A concept that has proven useful many times is to use an overview dashboard to monitors high-level metrics for the entire Sense cluster. A separate, parameterised dashboard then drill into the details for each server.
Grafana variables make this both easy to set up, scalable and very powerful.
Sample dashboards are available in the Git repository.

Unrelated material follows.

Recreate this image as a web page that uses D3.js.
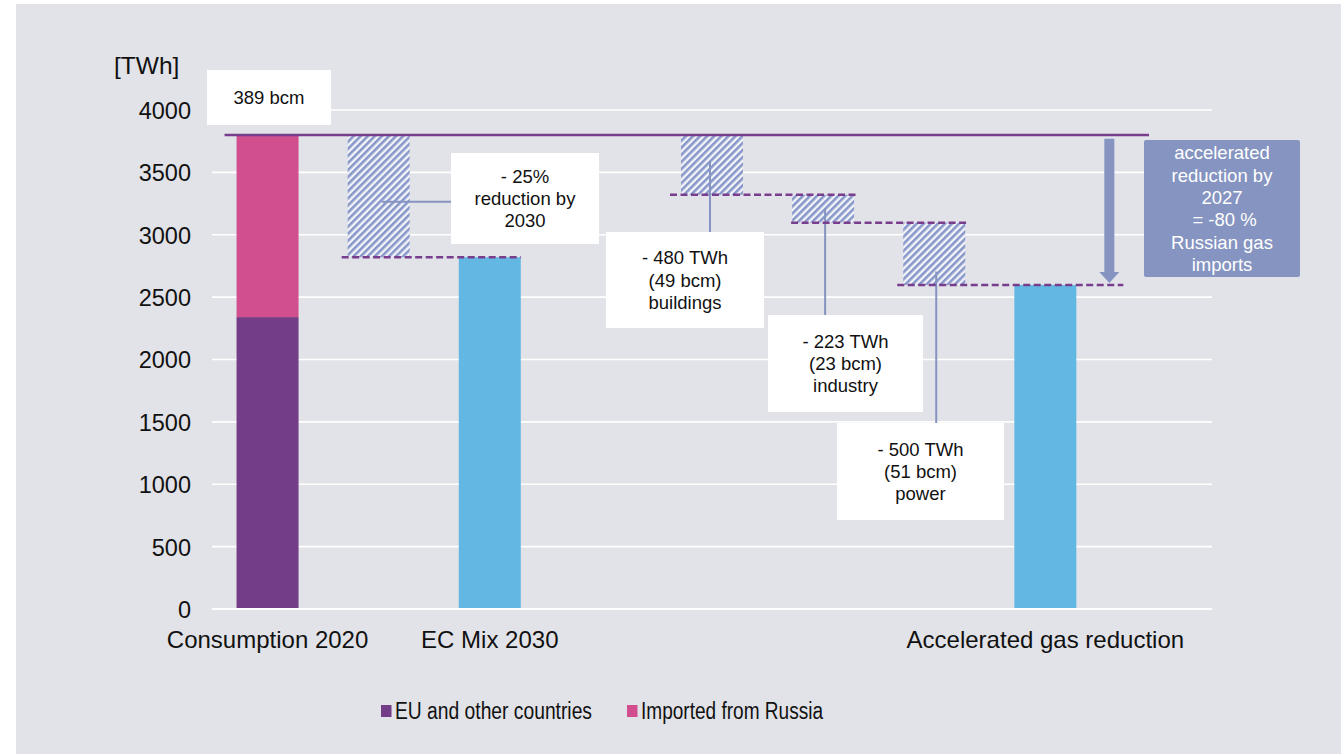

Before importing these to Grafana you should create a Grafana data source called “senseops”, and point it to your InfluxDB database. When you then import the dashboards they should find your database straight away.
Dashboard installation
The dashboard file senseops_v7_0_dashboard.json
was created using Butler SOS 7.0 and Grafana 8. It thus usees the new chart, data transformation and alerting features that were introduced in Grafana 8.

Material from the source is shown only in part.